The federal Energy Information Administration (EIA) has received emergency clearance from the Office of Management and Budget to begin tracking cryptocurrency mining electricity demands and impacts.
Crypto miners identified by the EIA survey will be required to supply details of their energy use to the agency.
“We will specifically focus on how the energy demand for cryptocurrency mining is evolving, identify geographic areas of high growth, and quantify the sources of electricity used to meet cryptocurrency mining demand,” EIA Administrator Joe DeCarolis said in a statement.
The EIA estimates that between 0.6 percent and 2.3 percent of the total 2023 U.S. electricity consumption of 3,900 terawatt-hours went to cryptocurrency operations. This is equivalent to the electricity demand of three million to six million homes.
At the low end of that range, it would equal the annual electricity usage for states such as Utah and West Virginia,
“The activity began to expand rapidly in 2019,” the EIA said. “Recent growth is largely due to cryptocurrency mining operations relocating to the United States from China after that country cracked down on digital currency mining in 2021.”
The Cambridge Bitcoin Electricity Consumption Index (CBECI), published by the Cambridge Centre for Alternative Finance, tracks the daily global power demand for two of the largest cryptocurrencies, Bitcoin and Ethereum.

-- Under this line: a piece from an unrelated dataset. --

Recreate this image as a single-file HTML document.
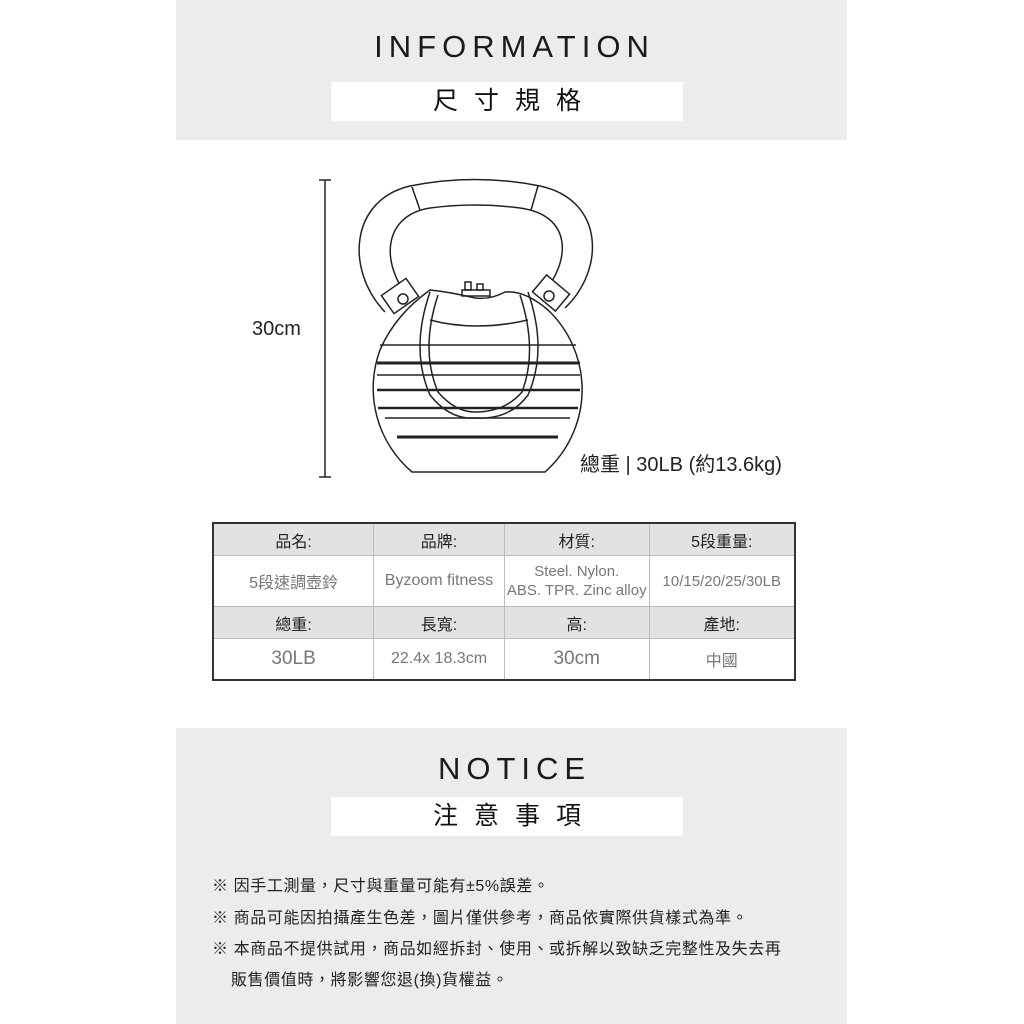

The CBECI estimates the United States’ share of Bitcoin mining rose from 3.4 percent in January 2020 to 37.8 percent in January 2022, the last month for which published estimates are available.
Crypto mining is energy intensive as it relies on specialized computers, or mining units, operating round the clock, for bidding, verifying, and storing cryptocurrency transactions.
Operations identified by the EIA use 10,000 to 30,000 mining units, although the largest facilities are known to have as many as 100,000.
The agency has found 137 crypto-mining facilities in the U.S. and has geographical locations for 52, with Texas, Georgia and New York having the largest concentrations.
The Electric Reliability Council of Texas has 41 gigawatts (GW) of requests for new cryptocurrency mining capacity, for which 9 GW of planning studies have been approved, according to North American Electric Reliability Corp. (NERC).
The EIA was able to track the electricity generation at five small power plants in Montana, New York and Pennsylvania, where crypto mining has taken place and saw power generation doubling between 2016 and 2022 to more than 2 million megawatts-hours
Of the 137 facilities identified, the agency was able to calculate the maximum electricity use at 101 of them, estimating the annual power demand of about 450,000 MW or about 2.3 percent of U.S. power demands.
“This additional electricity use has drawn the attention of policymakers and grid planners concerned about its effects on cost, reliability, and emissions,” the EIA said.
In its latest long-term reliability assessment. NERC said that “due to unique characteristics of the operations associated with cryptocurrency mining, potential growth can have a significant effect on demand and resource projections as well as system operations.”